On the first day of the soccer camp, as I was trying to process and control all of the chaos, I suddenly felt someone jump on my back and shout “!corre! !corre!” “Run!”
This someone was Franco. After I instinctively obeyed the young boy’s command and ran it soon became apparent that I was in the middle of a game of tag between Franco and his friends. Franco and I were both figuratively and literally inseparable for the rest of the day, he would not get off my back. The constant piggyback ride is how I earned the nickname “el caballo”, the horse, from the Guatemalan boys.
Over the next few days of camp, Franco and I bonded even further. He let me into his life and I let him into mine. We took pictures, wrote letters, and played soccer. Franco brought me to tears with his hysterics and with his depressing situation. Everyday I could not help but wonder where this young, naive soul would be in six months? Five years? Ten years? I did not want to see this jubilant, innocent boy end up scavenging garbage for a few dollars a day or living on the side of the road addicted to drugs. I was not going to let this happen, I just needed to figure out how.
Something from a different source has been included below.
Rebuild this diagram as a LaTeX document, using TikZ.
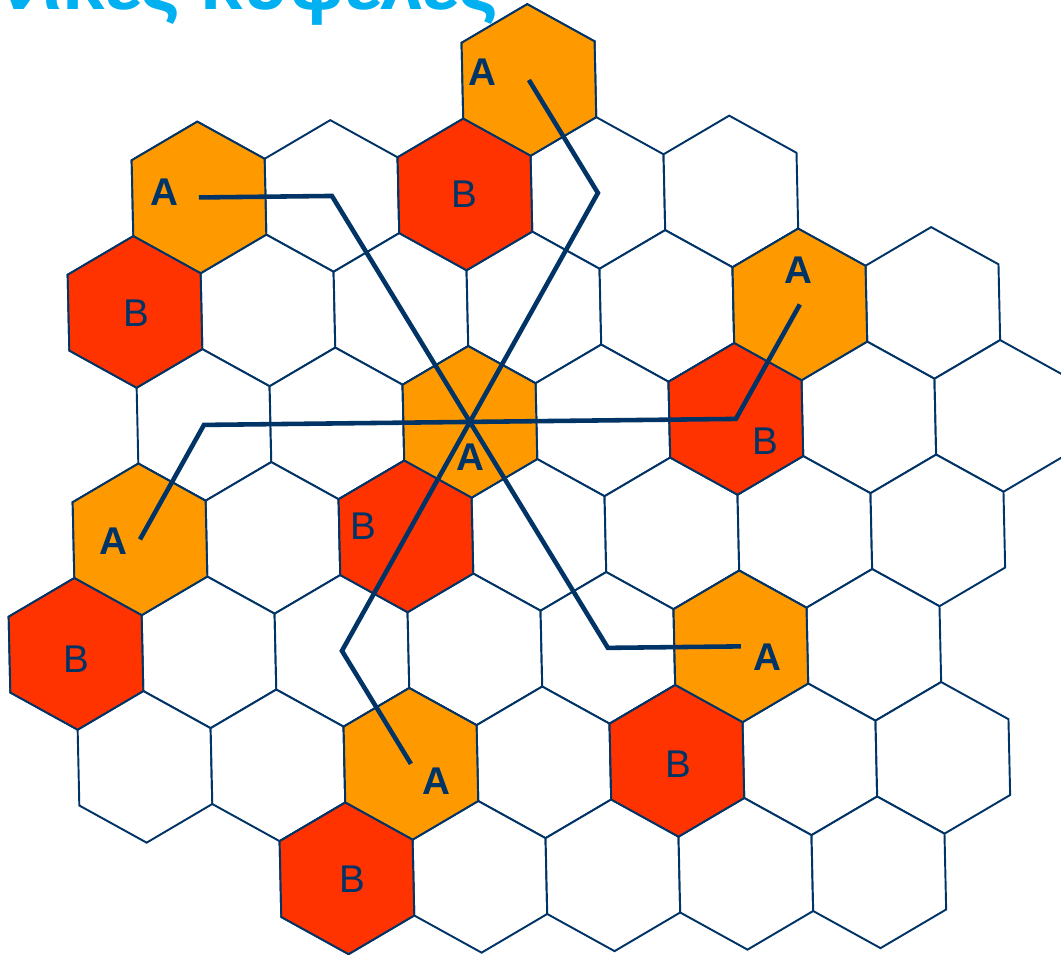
\documentclass[tikz,border=0pt]{standalone}
\usepackage{fontspec}
\setmainfont{Liberation Sans}
\usetikzlibrary{positioning}
\definecolor{navy}{RGB}{0,51,102}
\definecolor{cellA}{RGB}{255,153,0}
\definecolor{cellB}{RGB}{255,51,0}
\definecolor{sky}{RGB}{0,176,240}
\tikzset{
  hexline/.style={draw=navy,line width=1.1pt,line join=miter},
  link/.style={draw=navy,line width=2.6pt,line join=miter},
  lblA/.style={text=navy,inner sep=0pt,font=\fontsize{22}{26}\selectfont\bfseries},
  lblB/.style={text=navy,inner sep=0pt,font=\fontsize{22}{26}\selectfont},
  pics/cell/.style={code={
    \path[hexline,fill=#1] (1/3,-2/3) -- (2/3,-1/3) -- (1/3,1/3)
      -- (-1/3,2/3) -- (-2/3,1/3) -- (-1/3,-1/3) -- cycle;}},
  pics/cell/.default=white
}

\begin{document}
\begin{tikzpicture}[x=0.02cm,y=-0.02cm]
  \useasboundingbox (0,0) rectangle (1061,955);
  \clip (0,0) rectangle (1061,955);
  \node[anchor=base east,inner sep=0pt,text=sky,font=\fontsize{43.5}{50}\selectfont\bfseries]
    (title) at (499,10) {Ομοσυχνικές κυψέλες};

  % cell grid: x = one cell right, y = one cell down-right
  \begin{scope}[shift={(9.4cm,-8.44cm)},x={(2.66cm,0.03cm)},y={(1.38cm,-2.26cm)}]
    \foreach \r/\qa/\qb in {-3/2/2,-2/-1/3,-1/-2/4,0/-2/4,1/-3/3,2/-4/2,3/-4/2,4/-3/1}
      \foreach \q in {\qa,...,\qb}{
        \pic at (\q,\r) {cell};
        \coordinate (h\q_\r) at (\q,\r);
      }
    \foreach \q/\r in {2/-3,-1/-2,0/0,3/-1,-3/1,-2/3,1/2}
      \pic at (\q,\r) {cell=cellA};
    \foreach \q/\r in {1/-2,-2/-1,-1/1,2/0,-4/2,-3/4,0/3}
      \pic at (\q,\r) {cell=cellB};
  \end{scope}

  \draw[link] (h0_0) -- (h2_-2) -- (h2_-3);
  \draw[link] (h0_0) -- (h0_-2) -- (h-1_-2);
  \draw[link] (h0_0) -- (h-2_0) -- (h-3_1);
  \draw[link] (h0_0) -- (h-2_2) -- (h-2_3);
  \draw[link] (h0_0) -- (h0_2) -- (h1_2);
  \draw[link] (h0_0) -- (h2_0) -- (h3_-1);

  \node[lblA] (lA0) at (470,457) {A};
  \node[lblA] (lA1) at (482,72) {A};
  \node[lblA] (lA2) at (164,192) {A};
  \node[lblA] (lA3) at (798,270) {A};
  \node[lblA] (lA4) at (113,541) {A};
  \node[lblA] (lA5) at (767,657) {A};
  \node[lblA] (lA6) at (436,781) {A};
  \node[lblB] (lB1) at (464,194) {B};
  \node[lblB] (lB2) at (136,313) {B};
  \node[lblB] (lB3) at (765,441) {B};
  \node[lblB] (lB4) at (363,526) {B};
  \node[lblB] (lB5) at (76,659) {B};
  \node[lblB] (lB6) at (678,764) {B};
  \node[lblB] (lB7) at (352,879) {B};
\end{tikzpicture}
\end{document}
Finally, the grimly anticipated last day of our journey arrived and thus came the hardest part of the trip – the goodbye. However, this melancholy goodbye came with a silver lining. I talked to the Potters House staff and they agreed to put Franco on the waiting list for their youth program. Potters House has a youth program that provides meals, tutoring, and emotional and spiritual support to two hundred children in the community. I was fortunate enough to be able to deliver this news to Franco and his family along with a promise that I will write Franco letters. I can only pray that this will be enough to help guide Franco on the right path out of the Garbage Dump Community and on to bigger and better things.
As I reflect on my journey and the many experiences that I encountered, the question that continually plagues my mind is whether I helped Franco more or whether he helped me more? Franco allowed me to discover something about myself that cannot be bought at the store or taught in school.
Franco assisted me in discovering genuine empathy. His situation helped me treat others’ problems like they are my own and enabled me to feel the pain that another is experiencing.
Franco Fernando Yax, thank you for helping me uncover this previously dormant ability.